_What the task asks_
Find the string "this" and gather every line that holds it.

_Data to use_
* * * * * * * * *

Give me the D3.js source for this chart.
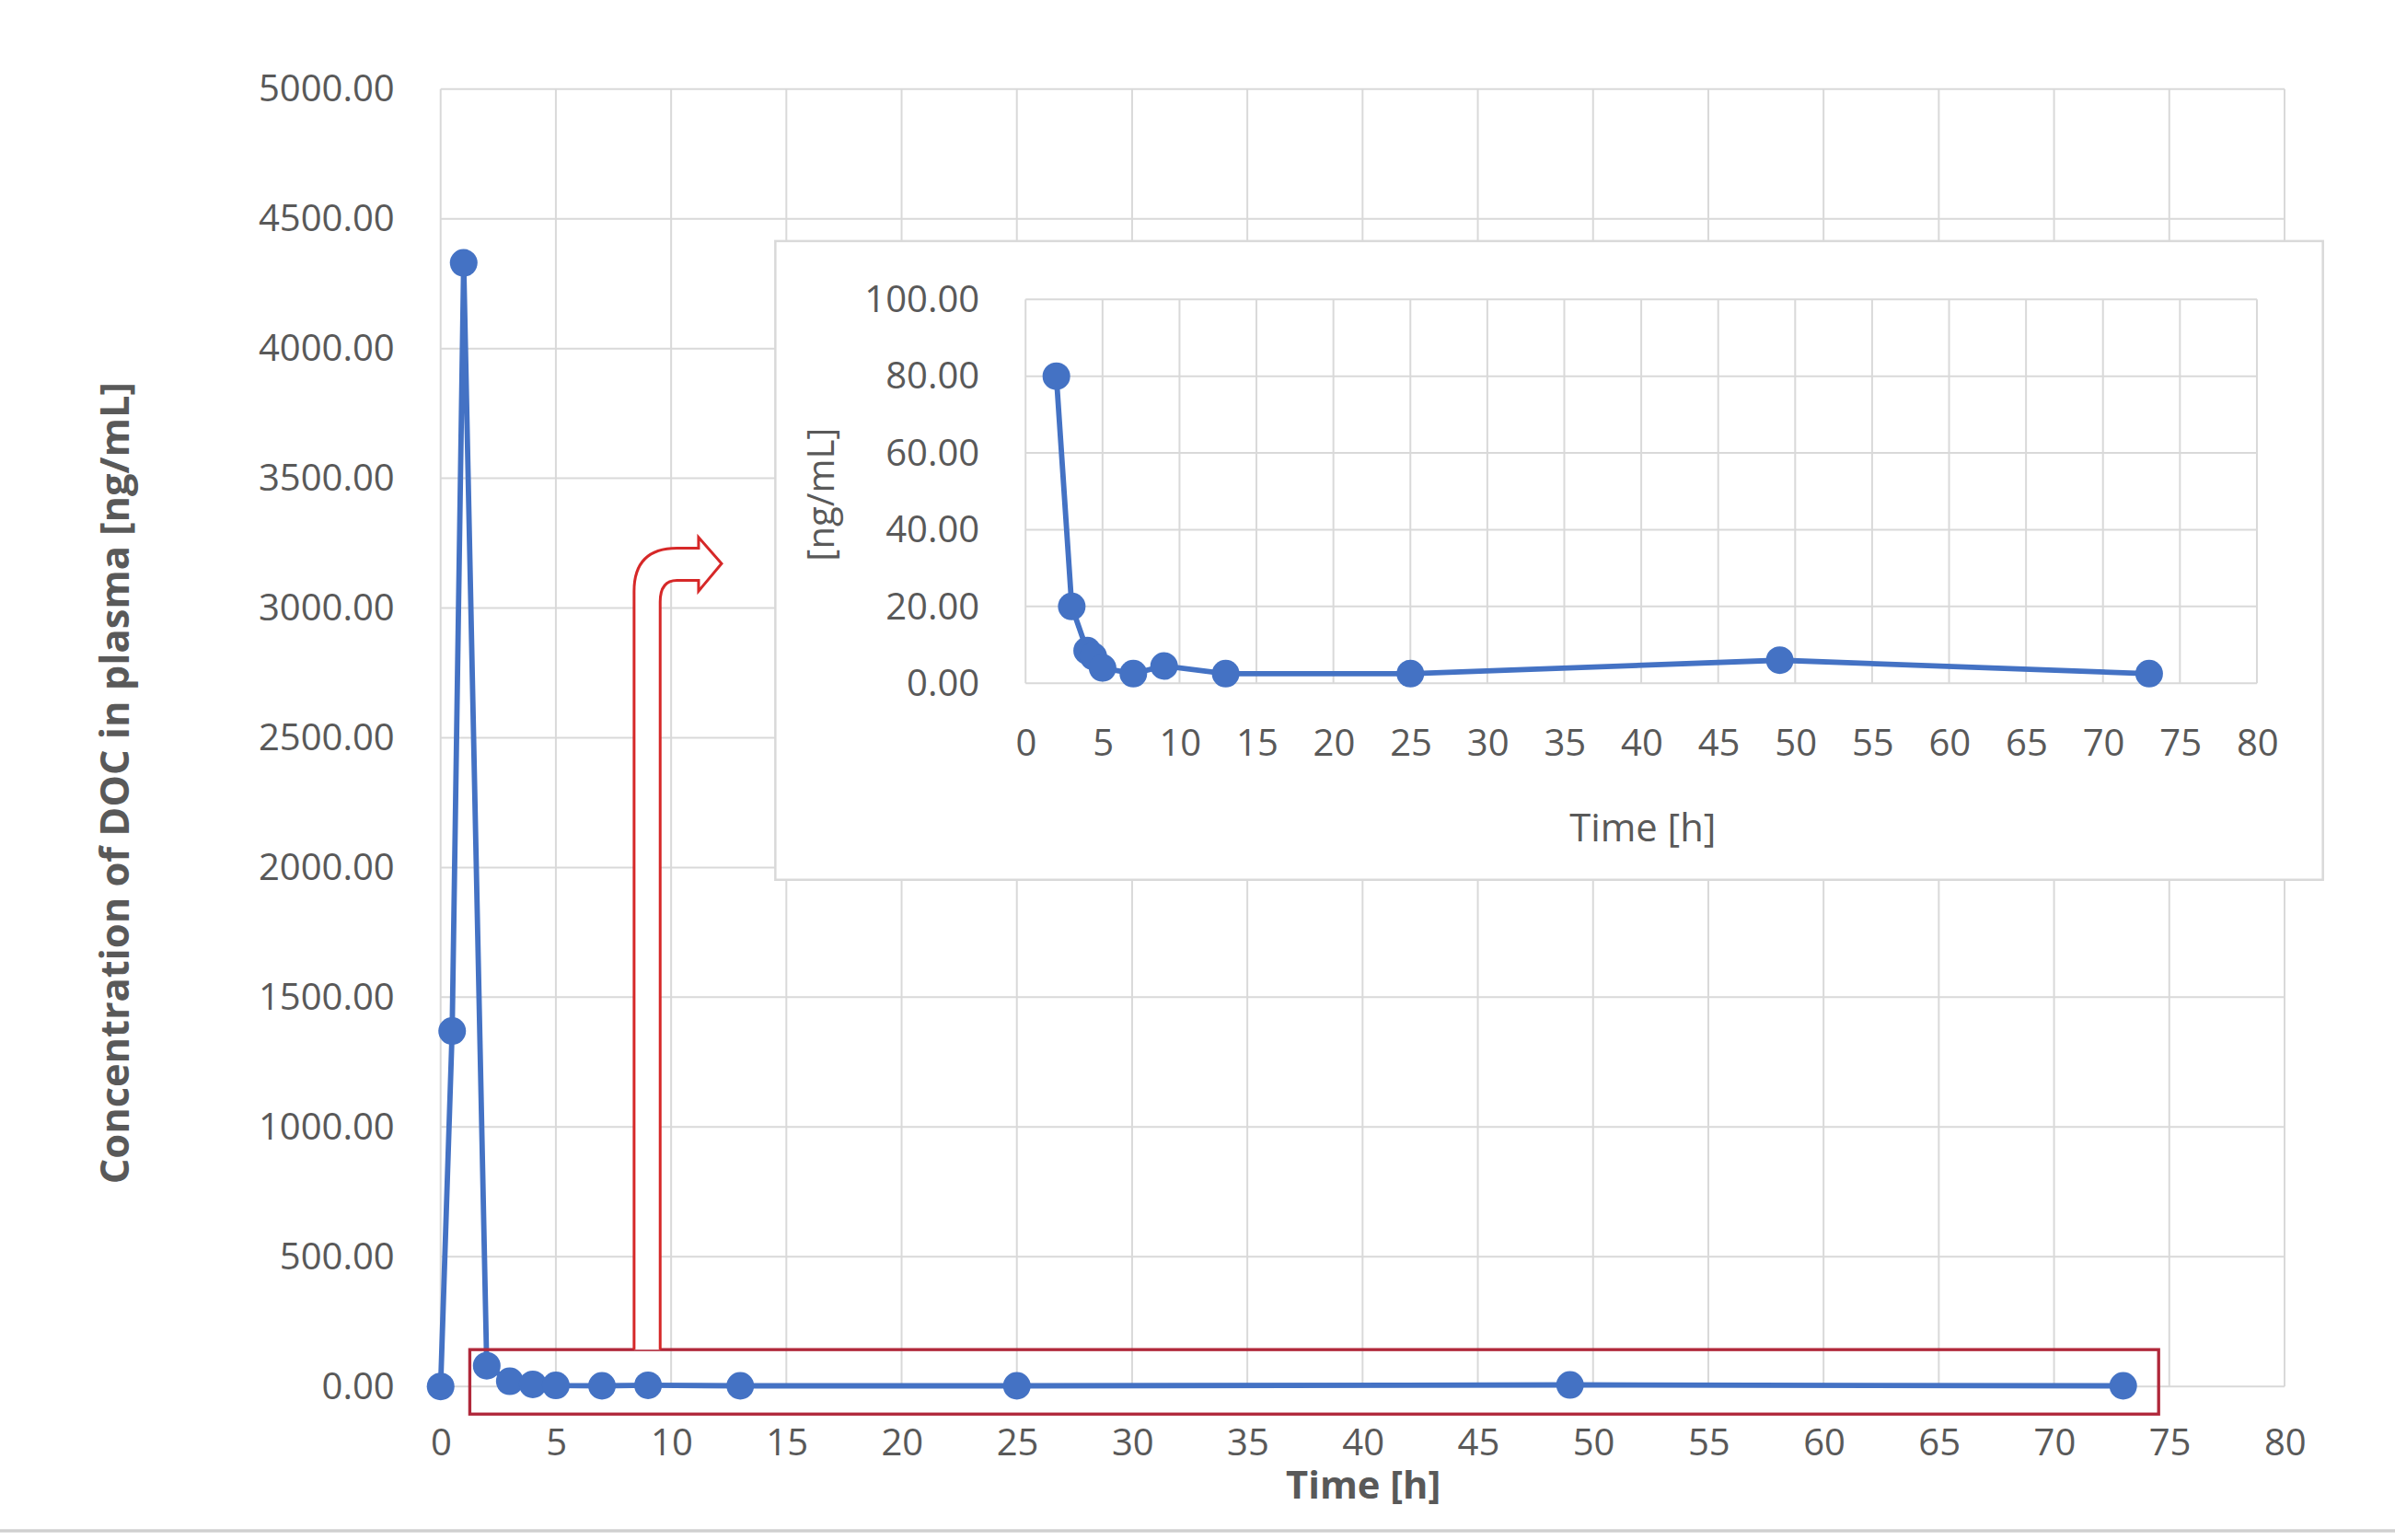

* * * * * * * * *

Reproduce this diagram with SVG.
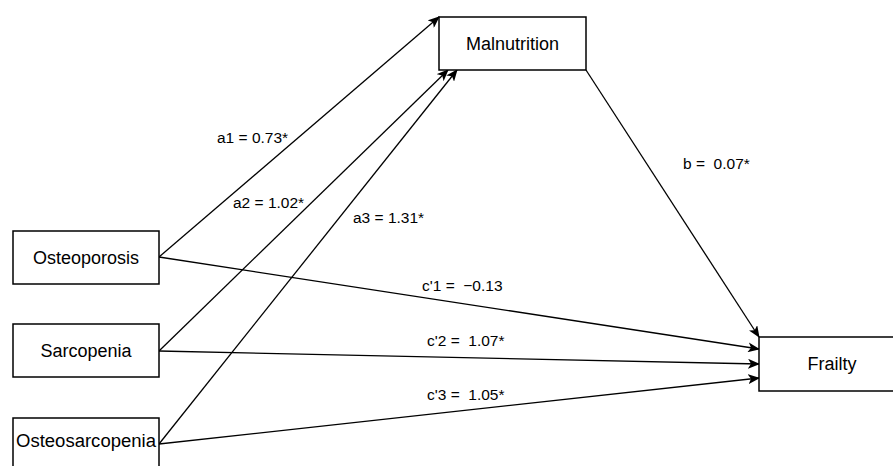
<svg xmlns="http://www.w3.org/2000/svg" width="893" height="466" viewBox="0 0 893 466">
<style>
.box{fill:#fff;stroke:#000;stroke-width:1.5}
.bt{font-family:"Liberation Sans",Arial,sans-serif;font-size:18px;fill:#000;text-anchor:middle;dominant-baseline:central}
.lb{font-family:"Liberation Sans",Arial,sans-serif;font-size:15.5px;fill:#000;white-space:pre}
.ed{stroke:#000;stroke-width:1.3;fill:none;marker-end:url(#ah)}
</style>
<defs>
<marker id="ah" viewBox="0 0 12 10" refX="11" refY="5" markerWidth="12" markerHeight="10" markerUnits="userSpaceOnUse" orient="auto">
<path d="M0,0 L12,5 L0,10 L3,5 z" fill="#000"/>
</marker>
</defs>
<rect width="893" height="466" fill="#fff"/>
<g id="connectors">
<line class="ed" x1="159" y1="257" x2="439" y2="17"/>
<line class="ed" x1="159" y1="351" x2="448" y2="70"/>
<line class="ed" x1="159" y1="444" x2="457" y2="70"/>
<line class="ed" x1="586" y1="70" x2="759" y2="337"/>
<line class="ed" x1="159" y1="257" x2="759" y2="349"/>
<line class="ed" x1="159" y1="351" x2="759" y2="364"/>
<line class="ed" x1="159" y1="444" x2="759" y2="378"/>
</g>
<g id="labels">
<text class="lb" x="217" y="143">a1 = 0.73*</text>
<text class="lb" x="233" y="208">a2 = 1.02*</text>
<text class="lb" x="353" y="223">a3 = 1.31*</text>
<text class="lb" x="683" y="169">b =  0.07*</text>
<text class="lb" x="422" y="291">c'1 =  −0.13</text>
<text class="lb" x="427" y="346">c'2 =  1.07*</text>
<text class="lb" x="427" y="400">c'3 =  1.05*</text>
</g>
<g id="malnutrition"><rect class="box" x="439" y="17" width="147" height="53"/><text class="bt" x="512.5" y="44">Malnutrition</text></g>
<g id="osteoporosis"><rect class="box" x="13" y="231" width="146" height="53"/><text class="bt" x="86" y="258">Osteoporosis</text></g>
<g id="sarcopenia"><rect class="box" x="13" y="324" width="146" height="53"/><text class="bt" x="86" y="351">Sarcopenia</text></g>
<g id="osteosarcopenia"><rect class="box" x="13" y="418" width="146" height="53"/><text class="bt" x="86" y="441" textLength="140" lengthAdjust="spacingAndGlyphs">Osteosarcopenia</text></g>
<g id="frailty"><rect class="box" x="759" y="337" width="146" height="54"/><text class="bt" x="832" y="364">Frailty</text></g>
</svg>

* * * * * * * * *

_Output below_
Give me the D3.js source for this chart.
Reproduce this diagram with SVG.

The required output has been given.